Figure 1. H 152 network structure (A) and two hierarchical community structures (B)
The first synthetic network is the H 152 network, which describes a homogeneous in degree network with two predefined hierarchical levels. It contains 256 nodes in total, and 15 edges are placed in the most internal community with 16 nodes. 2 edges are linked among the most internal communities and form the most external community including 64 nodes, and 1 edge is linked with any other node at random in the network. The H 152 network (see Figure 1A) has hierarchical community structures (see Figure 1B): the first level includes 16 communities and each community has 16 nodes, and the second level includes 4 communities and each community has 64 nodes. Form the definition of community (or module) in which group of vertices within which connections are dense, but between which connection are sparse, we can infer that 16way partition is more stable than 4way partition because the nodes in 16way partition are more densely connected than the nodes in 4way partition. Therefore, a better multiscale community detection method should find two phenomenons.
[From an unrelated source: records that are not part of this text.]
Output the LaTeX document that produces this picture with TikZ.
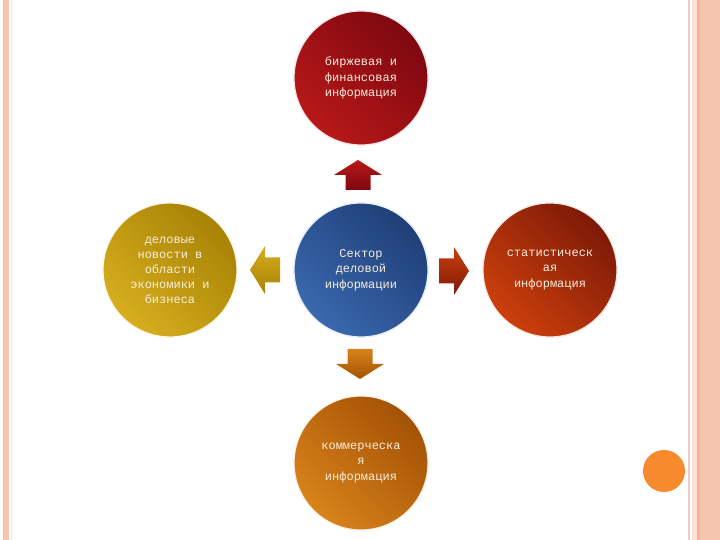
\documentclass[tikz,border=0pt]{standalone}
\usepackage{fontspec}
\setmonofont{Liberation Mono}

\definecolor{salmon}{HTML}{F6C5AE}
\definecolor{salmonlt}{HTML}{FBE2D6}
\definecolor{tan}{HTML}{E6CFC0}
\definecolor{cream}{HTML}{F8EEDC}
\definecolor{birzhdark}{HTML}{7E0810}
\definecolor{birzhlight}{HTML}{B81818}
\definecolor{sektordark}{HTML}{203F78}
\definecolor{sektorlight}{HTML}{3A68AE}
\definecolor{delodark}{HTML}{A88206}
\definecolor{delolight}{HTML}{D6AE1E}
\definecolor{statdark}{HTML}{7E1A08}
\definecolor{statlight}{HTML}{CC400C}
\definecolor{kommdark}{HTML}{A45206}
\definecolor{kommlight}{HTML}{D8821A}
\definecolor{dotorange}{HTML}{F68A2C}

% block arrow: position, angle, top colour, bottom colour
\newcommand{\blockarr}[4]{%
  \shade[top color=#3, bottom color=#4, shift={#1}, rotate=#2]
    (-15,-12.5) -- (0,-12.5) -- (0,-24) -- (15,0) -- (0,24) -- (0,12.5) -- (-15,12.5) -- cycle;}

\begin{document}
\begin{tikzpicture}[x=1pt, y=1pt,
    bubble/.style 2 args={circle, minimum size=134pt, inner sep=0pt, align=center,
      text=cream, font=\ttfamily\fontsize{12}{15.5}\selectfont,
      top color=#1, middle color=#1!75!#2, bottom color=#2, shading angle=-45,
      draw=#2!12!white, line width=1.2pt}]
  \useasboundingbox (0,0) rectangle (720,540);
  % Left border
  \fill[salmon] (3,0) rectangle (9,540);
  \draw[salmonlt, line width=0.8pt] (11.5,0) -- (11.5,540);
  \draw[green!4!white, line width=0.8pt] (14,0) -- (14,540);
  % Right border
  \fill[tan] (688,0) rectangle (690,540);
  \fill[salmonlt] (692,0) rectangle (697,540);
  \fill[salmon!90!red] (697,0) rectangle (700,540);
  \fill[salmon] (700,0) rectangle (720,540);
  \fill[dotorange] (664,69) circle (21);
  % Circles
  \node[bubble={sektordark}{sektorlight}] (sektor) at (361,270)
    {Сектор\\деловой\\информации};
  \node[bubble={birzhdark}{birzhlight}] (birzh) at (361,462)
    {биржевая и\\финансовая\\информация};
  \node[bubble={delodark}{delolight}, font=\ttfamily\fontsize{12}{15}\selectfont] (delo) at (170,270)
    {деловые\\новости в\\области\\экономики и\\бизнеса};
  \node[bubble={statdark}{statlight}] (stat) at (550,270)
    {статистическ\\ая\\информация};
  \node[bubble={kommdark}{kommlight}] (komm) at (361,77)
    {коммерческа\\я\\информация};
  % Arrows
  \blockarr{(358,365)}{90}{birzhlight}{birzhdark}
  \blockarr{(454,269)}{0}{statlight}{statdark}
  \blockarr{(265,270)}{180}{delolight}{delodark}
  \blockarr{(360,176)}{-90}{kommlight}{kommdark}
\end{tikzpicture}
\end{document}
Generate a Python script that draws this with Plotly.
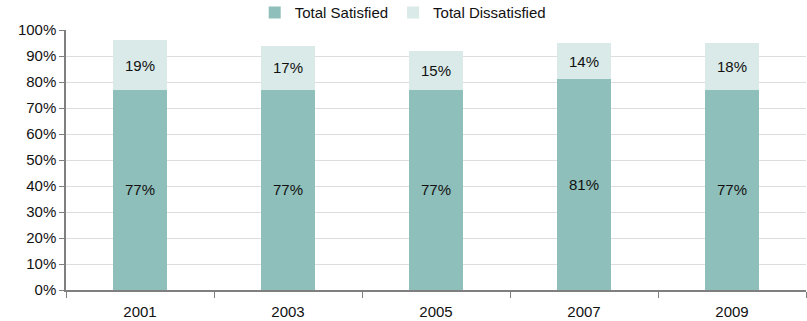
import plotly.graph_objects as go

years = ["2001", "2003", "2005", "2007", "2009"]
satisfied = [77, 77, 77, 81, 77]
dissatisfied = [19, 17, 15, 14, 18]
y_ticks = list(range(0, 101, 10))

font = "Liberation Sans, Arial, sans-serif"

fig = go.Figure()
fig.add_trace(go.Bar(
    x=years, y=satisfied, name="Total Satisfied",
    marker=dict(color="#8FBFBA", line=dict(width=0)),
    text=[f"{v}%" for v in satisfied], textposition="inside",
    insidetextanchor="middle", textfont=dict(color="#111111", size=15, family=font),
    width=0.365,
))
fig.add_trace(go.Bar(
    x=years, y=dissatisfied, name="Total Dissatisfied",
    marker=dict(color="#D9EAE8", line=dict(width=0)),
    text=[f"{v}%" for v in dissatisfied], textposition="inside",
    insidetextanchor="middle", textfont=dict(color="#111111", size=15, family=font),
    width=0.365,
))

fig.update_layout(
    barmode="stack",
    width=807, height=321,
    margin=dict(l=66, r=1, t=30, b=31, autoexpand=False),
    paper_bgcolor="white", plot_bgcolor="white",
    font=dict(family=font, size=15, color="#111111"),
    uniformtext=dict(minsize=15, mode="show"),
    legend=dict(orientation="h", x=0.455, xanchor="center", y=1.066, yanchor="middle",
                font=dict(size=15), itemwidth=30, traceorder="normal",
                bgcolor="rgba(0,0,0,0)", borderwidth=0),
    showlegend=True,
)
fig.update_xaxes(
    type="category", tickson="boundaries", ticks="outside", ticklen=6,
    tickcolor="#7F7F7F", showline=True, linecolor="#7F7F7F", linewidth=1.5,
    showgrid=False, tickfont=dict(size=15), ticklabelstandoff=7,
)
fig.update_yaxes(
    range=[0, 100], tickvals=y_ticks, ticktext=[f"{v}%" for v in y_ticks],
    ticks="outside", ticklen=5, tickcolor="#7F7F7F",
    showline=True, linecolor="#7F7F7F", linewidth=1.5,
    showgrid=True, gridcolor="#DDDDDD", gridwidth=1,
    tickfont=dict(size=15), zeroline=False,
)

fig.write_html("out.html")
The one is that the method should find hierarchical community structures (both 16way and 4way partitions in H 152 network), and the other one is that the multiscale community detection should find more stable network partition, that is the 16way partition should span more parameters (the parameters are resolution regulators in ISIMB and RB methods, and are Markov time in Stability and Map methods. see Figure 2) than 4way partition.
Figure 2 illustrates the multiscale community structures discovered by four multiscale community detection methods of ISIMB, Stability, Map and RB methods. We can see that ISIMB and Map methods detect both 16way and 4way partitions successfully by varying $α$ in ISIMB and the Markov time in Map. Likewise, For the Stability and RB algorithms, they also successfully find the two partitions. These results mean that all four methods show good performance on the first phenomenon mentioned above. For the second phenomenon, the 16way partition found by ISIMB persists longest in four methods which indicates that the performance of ISIMB is best. Furthermore, for the Stability and RB algorithms, although they also successfully find the two partitions, the 4way partition is a more stable partition than the 16way partition in the two method. In fact, Stability and RB methods are extension of Modularity, so they may suffer from the same resolution limit problem.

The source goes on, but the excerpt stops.